• _WRITTEN REQUEST_
Retype the opening lines of the data exactly, stopping after the line that contains "yticks = [0.0, 0.2, 0.4, 0.6, 0.8, 1.0]". Skip every picture.

• _EXCERPTED RECORDS_
━━━━━━━━

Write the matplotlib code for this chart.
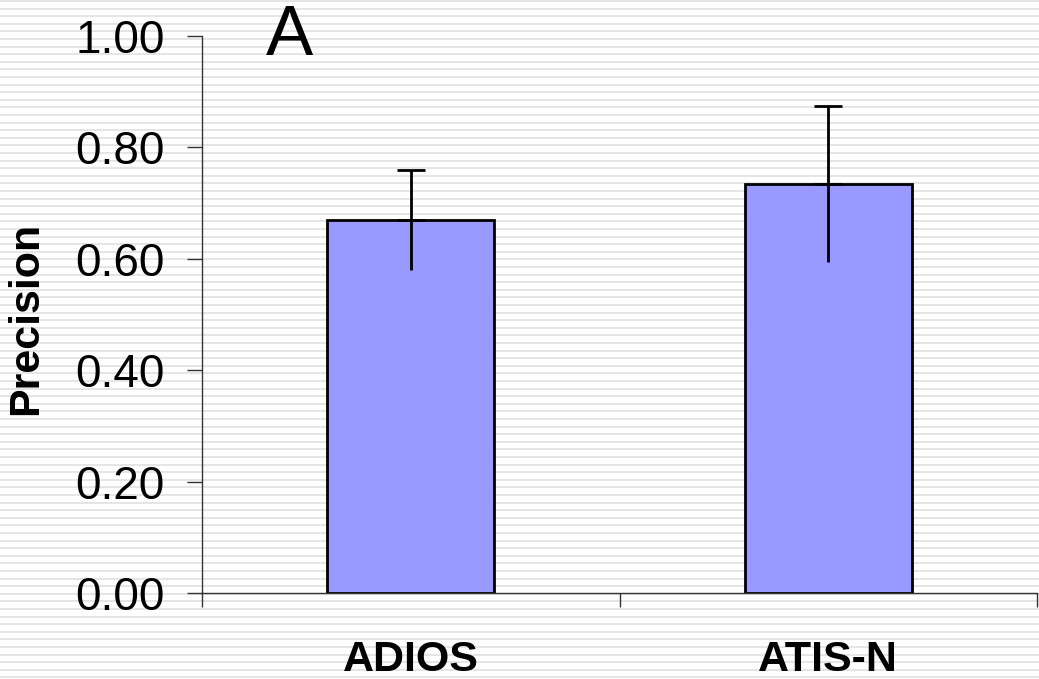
import numpy as np
import matplotlib
matplotlib.use("Agg")
import matplotlib.pyplot as plt

plt.rcParams['font.family'] = ['Liberation Sans', 'DejaVu Sans']

methods = ['ADIOS', 'ATIS-N']
precision = [0.67, 0.735]
prec_err = [0.09, 0.14]
yticks = [0.0, 0.2, 0.4, 0.6, 0.8, 1.0]

W, H = 1039, 679
fig = plt.figure(figsize=(W / 100, H / 100), dpi=100, facecolor='white')

# striped backdrop behind everything
bg = fig.add_axes([0, 0, 1, 1], zorder=0)
bg.set_xlim(0, W)
bg.set_ylim(H, 0)
bg.axis('off')
for yy in np.arange(1.0, H, 7.6):
    bg.axhline(yy, color='#e3e3e3', lw=1.3)

ax = fig.add_axes([202 / W, 1 - 593 / H, (1037 - 202) / W, (593 - 36) / H], zorder=1)
ax.set_facecolor('none')

x = np.arange(len(methods))
ax.bar(x, precision, width=0.4, color='#9999ff', edgecolor='black', linewidth=2, zorder=2)
# lower whisker without cap, upper whisker with cap
ax.errorbar(x, precision, yerr=[prec_err, [0] * len(x)], fmt='none', ecolor='black',
            elinewidth=2, capsize=0, zorder=3)
ax.errorbar(x, precision, yerr=[[0] * len(x), prec_err], fmt='none', ecolor='black',
            elinewidth=2, capsize=10, capthick=2, zorder=3)

ax.set_xlim(-0.5, 1.5)
ax.set_ylim(0, 1.0)
ax.set_yticks(yticks)
ax.set_yticklabels([f'{v:.2f}' for v in yticks], fontsize=33)
ax.tick_params(axis='y', length=11, width=1, color='#333333', pad=16)

ax.set_xticks([-0.5, 0.5, 1.5])
ax.set_xticklabels([])
ax.tick_params(axis='x', which='major', length=10, width=1, color='#333333')
ax.set_xticks(x, minor=True)
ax.set_xticklabels(methods, minor=True, fontsize=31, fontweight='bold')
ax.tick_params(axis='x', which='minor', length=0, pad=34)

for s in ['top', 'right']:
    ax.spines[s].set_visible(False)
for s in ['left', 'bottom']:
    ax.spines[s].set_color('#333333')
    ax.spines[s].set_linewidth(1)

fig.text(26 / W, 1 - 318 / H, 'Precision', rotation=90, fontsize=31, fontweight='bold',
         ha='center', va='center')
fig.text(266 / W, 1 - 55 / H, 'A', fontsize=51, ha='left', va='baseline')

fig.savefig('out.png', dpi=100, facecolor='white')
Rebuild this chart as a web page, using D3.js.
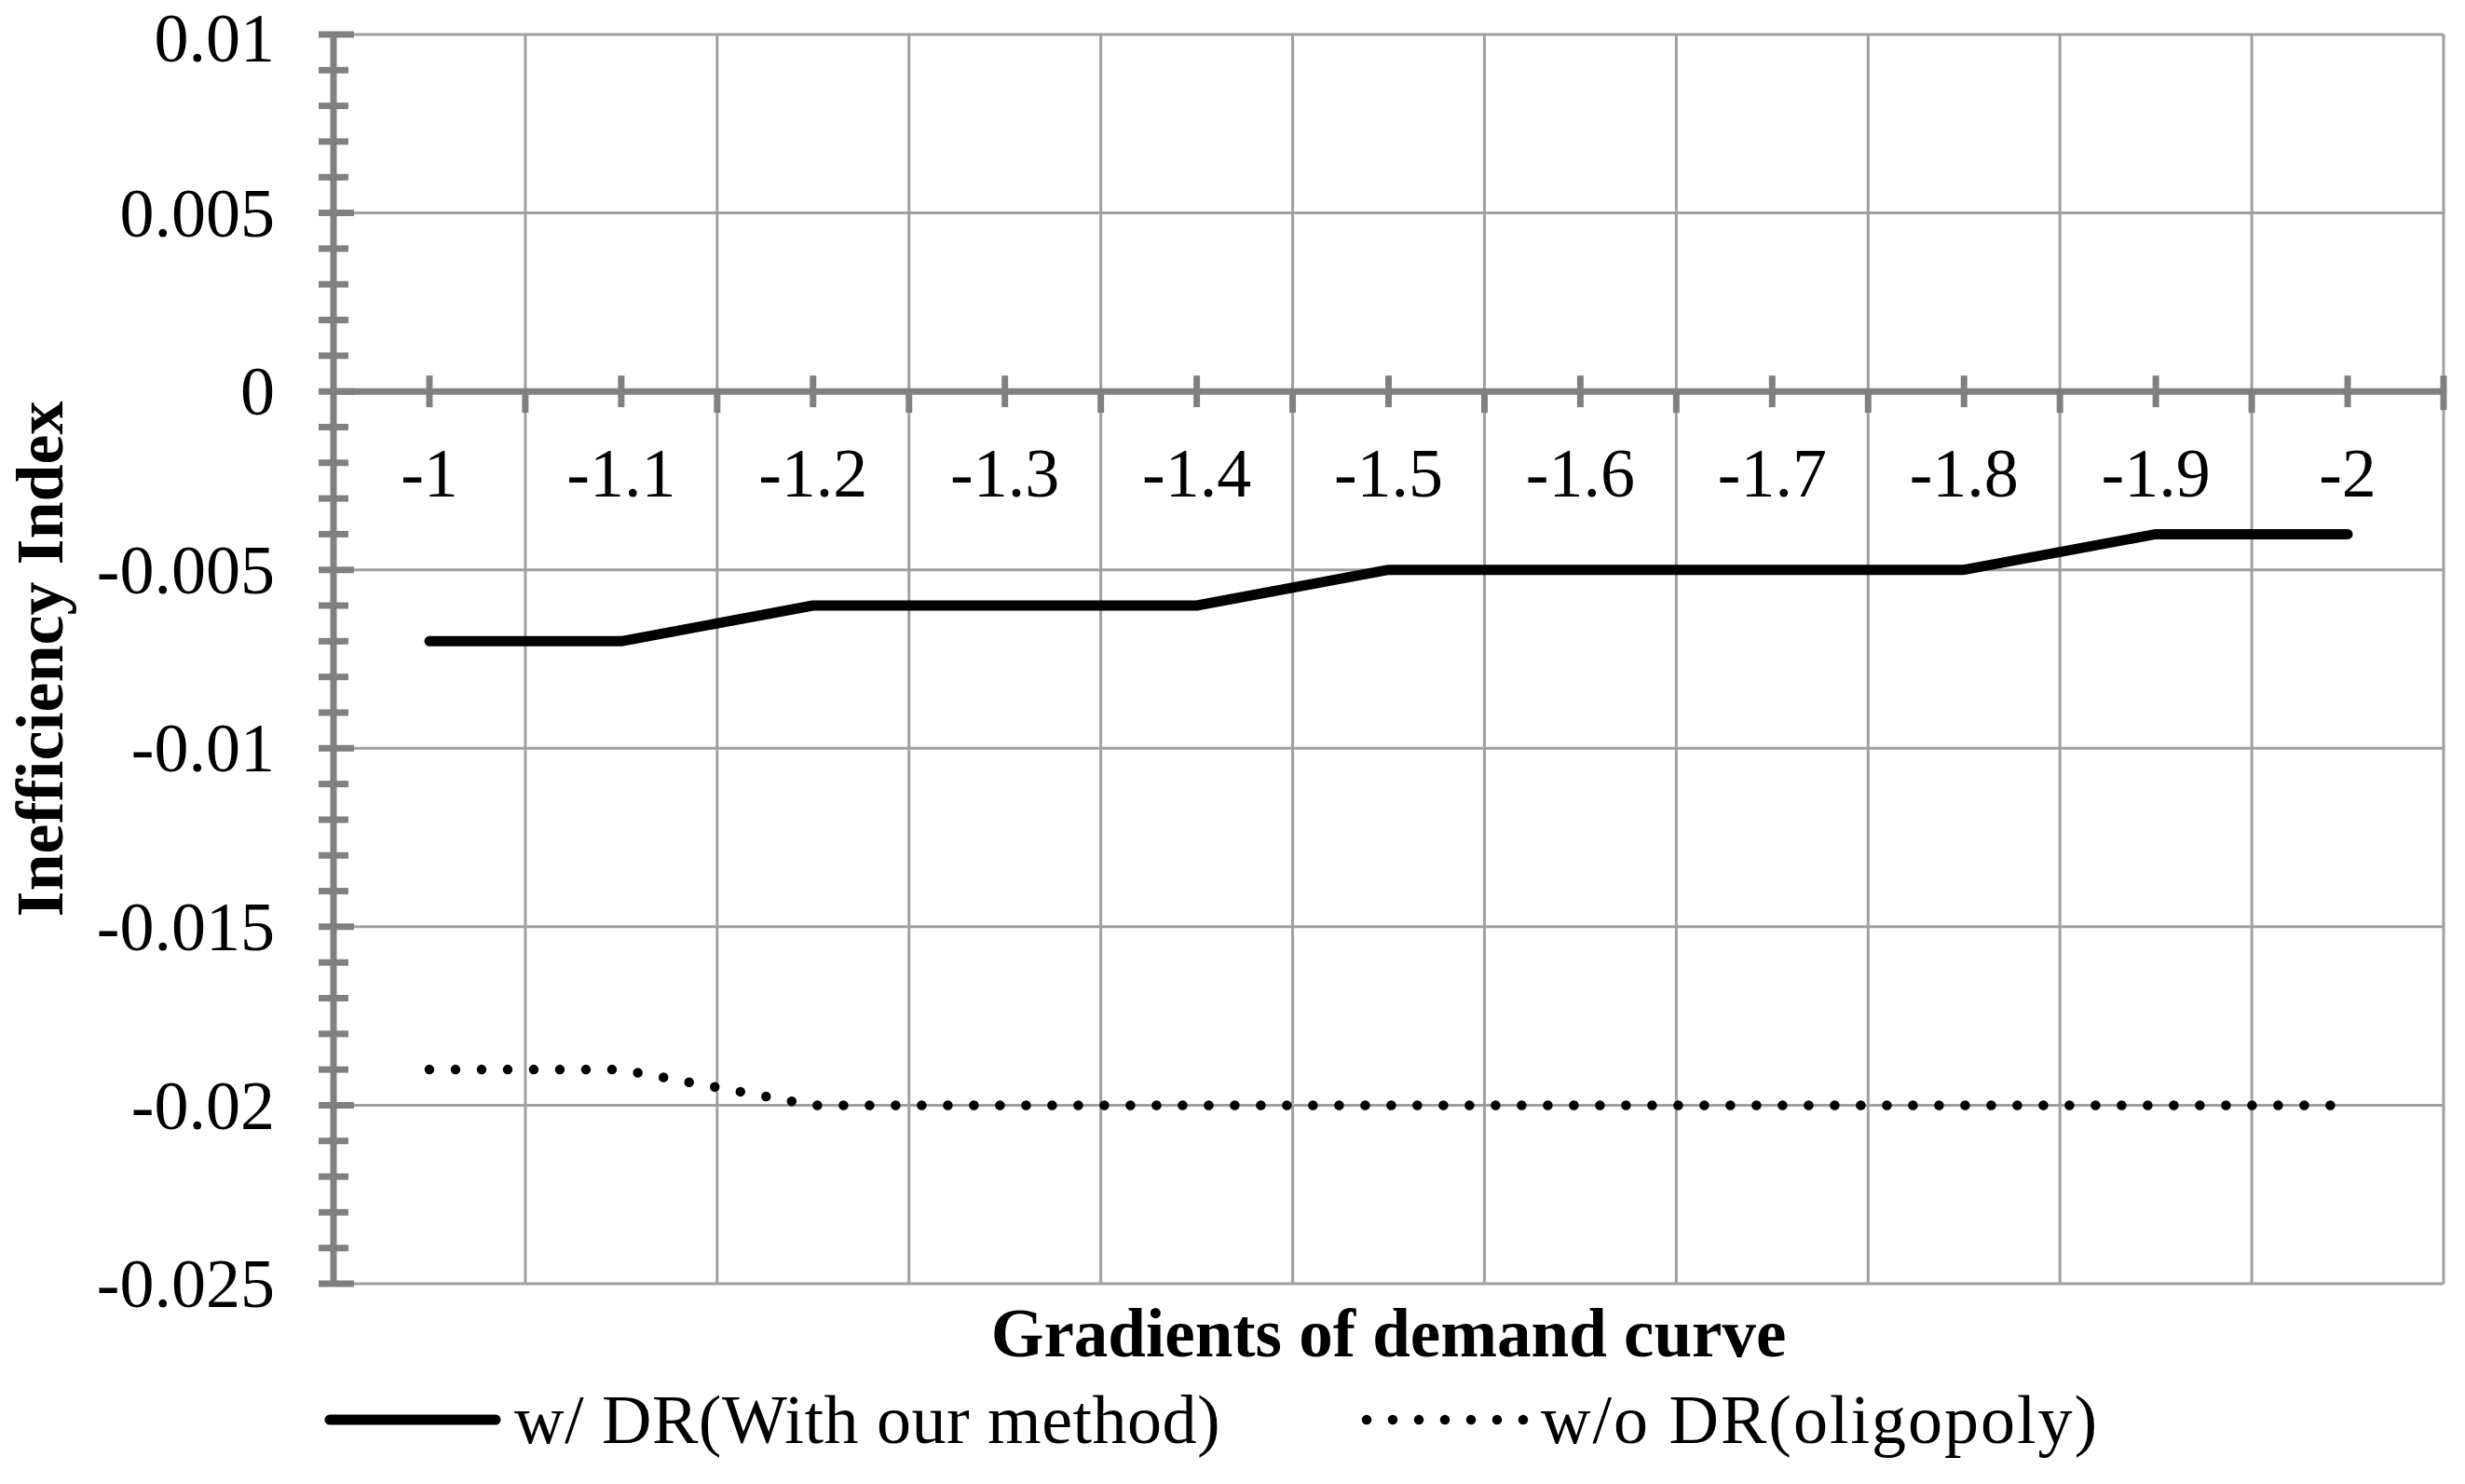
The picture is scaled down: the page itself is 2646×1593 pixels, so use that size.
<!DOCTYPE html>
<html><head><meta charset="utf-8">
<script src="https://cdn.jsdelivr.net/npm/d3@7"></script>
<style>body{margin:0;background:#fff}svg{display:block}</style>
</head><body>
<script>
const categories = ["-1","-1.1","-1.2","-1.3","-1.4","-1.5","-1.6","-1.7","-1.8","-1.9","-2"];
const withDR = [-0.007,-0.007,-0.006,-0.006,-0.006,-0.005,-0.005,-0.005,-0.005,-0.004,-0.004];
const withoutDR = [-0.019,-0.019,-0.02,-0.02,-0.02,-0.02,-0.02,-0.02,-0.02,-0.02,-0.02];
const yTicks = [0.01,0.005,0,-0.005,-0.01,-0.015,-0.02,-0.025];
const yTickLabels = ["0.01","0.005","0","-0.005","-0.01","-0.015","-0.02","-0.025"];
const seriesNames = ["w/ DR(With our method)","w/o DR(oligopoly)"];
const yTitle = "Inefficiency Index";
const xTitle = "Gradients of demand curve";

const W = 2646, H = 1593;
const L = 358, R = 2623, T = 37, B = 1378;
const FONT = "'Liberation Serif','Times New Roman',serif";
const AX = "#808080", GR = "#a0a0a0";

const svg = d3.select("body").append("svg").attr("width", W).attr("height", H);
const x = d3.scaleBand().domain(categories).range([L, R]).padding(0);
const y = d3.scaleLinear().domain([-0.025, 0.01]).range([B, T]);
const cx = c => x(c) + x.bandwidth() / 2;

// horizontal gridlines
svg.append("g").selectAll("line").data(yTicks.filter(v => v !== 0)).join("line")
  .attr("x1", L).attr("x2", R).attr("y1", d => y(d)).attr("y2", d => y(d))
  .attr("stroke", GR).attr("stroke-width", 3);
// vertical gridlines at category boundaries
const bounds = categories.map(c => x(c) + x.bandwidth()).filter(v => v > L);
svg.append("g").selectAll("line").data(bounds).join("line")
  .attr("x1", d => d).attr("x2", d => d).attr("y1", T).attr("y2", B)
  .attr("stroke", GR).attr("stroke-width", 3);

// y axis minor ticks
const minor = d3.range(-25, 11).map(i => i / 1000);
svg.append("g").selectAll("line").data(minor).join("line")
  .attr("x1", L - 16).attr("x2", d => (Math.round(d * 1000) % 5 === 0) ? L + 22 : L + 16)
  .attr("y1", d => y(d)).attr("y2", d => y(d))
  .attr("stroke", AX).attr("stroke-width", 7);
// y axis line
svg.append("line").attr("x1", L).attr("x2", L).attr("y1", T - 3).attr("y2", B + 3)
  .attr("stroke", AX).attr("stroke-width", 7);

// x axis at zero
const y0 = y(0);
svg.append("line").attr("x1", L).attr("x2", R + 3).attr("y1", y0).attr("y2", y0)
  .attr("stroke", AX).attr("stroke-width", 7);
svg.append("g").selectAll("line").data(categories).join("line")
  .attr("x1", d => cx(d)).attr("x2", d => cx(d)).attr("y1", y0 - 17).attr("y2", y0 + 17)
  .attr("stroke", AX).attr("stroke-width", 7);
svg.append("g").selectAll("line").data(bounds).join("line")
  .attr("x1", d => d).attr("x2", d => d).attr("y1", y0).attr("y2", d => d >= R - 1 ? y0 + 20 : y0 + 23)
  .attr("stroke", AX).attr("stroke-width", 7);
svg.append("line").attr("x1", R).attr("x2", R).attr("y1", y0 - 17).attr("y2", y0)
  .attr("stroke", AX).attr("stroke-width", 7);

// y tick labels
svg.append("g").selectAll("text").data(yTicks).join("text")
  .attr("x", 295).attr("y", (d, i) => y(d) + (i === 0 ? 4 : 0)).attr("dy", "0.34em")
  .attr("text-anchor", "end").attr("font-family", FONT).attr("font-size", 74)
  .text((d, i) => yTickLabels[i]);
// x tick labels
svg.append("g").selectAll("text").data(categories).join("text")
  .attr("x", d => cx(d)).attr("y", y0 + 113)
  .attr("text-anchor", "middle").attr("font-family", FONT).attr("font-size", 74)
  .text(d => d);

// series
const line = d3.line().x((d, i) => cx(categories[i])).y(d => y(d));
svg.append("path").datum(withDR).attr("d", line).attr("fill", "none")
  .attr("stroke", "#000").attr("stroke-width", 11).attr("stroke-linecap", "round").attr("stroke-linejoin", "round");
svg.append("path").datum(withoutDR).attr("d", line).attr("fill", "none")
  .attr("stroke", "#000").attr("stroke-width", 10.5).attr("stroke-linecap", "round")
  .attr("stroke-dasharray", "0 28");

// titles
svg.append("text").attr("transform", `translate(${67},${(T + B) / 2}) rotate(-90)`)
  .attr("text-anchor", "middle").attr("font-family", FONT).attr("font-weight", "bold").attr("font-size", 72)
  .text(yTitle);
svg.append("text").attr("x", (L + R) / 2).attr("y", 1456)
  .attr("text-anchor", "middle").attr("font-family", FONT).attr("font-weight", "bold").attr("font-size", 73)
  .text(xTitle);

// legend
const ly = 1524;
svg.append("line").attr("x1", 354).attr("x2", 532).attr("y1", ly).attr("y2", ly)
  .attr("stroke", "#000").attr("stroke-width", 11).attr("stroke-linecap", "round");
svg.append("text").attr("x", 552).attr("y", ly + 25).attr("font-family", FONT).attr("font-size", 74)
  .attr("letter-spacing", 0.5).text(seriesNames[0]);
svg.append("line").attr("x1", 1467).attr("x2", 1640).attr("y1", ly).attr("y2", ly)
  .attr("stroke", "#000").attr("stroke-width", 10.5).attr("stroke-linecap", "round").attr("stroke-dasharray", "0 28");
svg.append("text").attr("x", 1654).attr("y", ly + 25).attr("font-family", FONT).attr("font-size", 74)
  .attr("letter-spacing", 2).text(seriesNames[1]);
</script>
</body></html>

━━━━━━━━

• _THE OUTPUT_
Write the matplotlib code for this chart.
import numpy as np
import matplotlib
matplotlib.use("Agg")
import matplotlib.pyplot as plt

plt.rcParams['font.family'] = ['Liberation Sans', 'DejaVu Sans']

methods = ['ADIOS', 'ATIS-N']
precision = [0.67, 0.735]
prec_err = [0.09, 0.14]
yticks = [0.0, 0.2, 0.4, 0.6, 0.8, 1.0]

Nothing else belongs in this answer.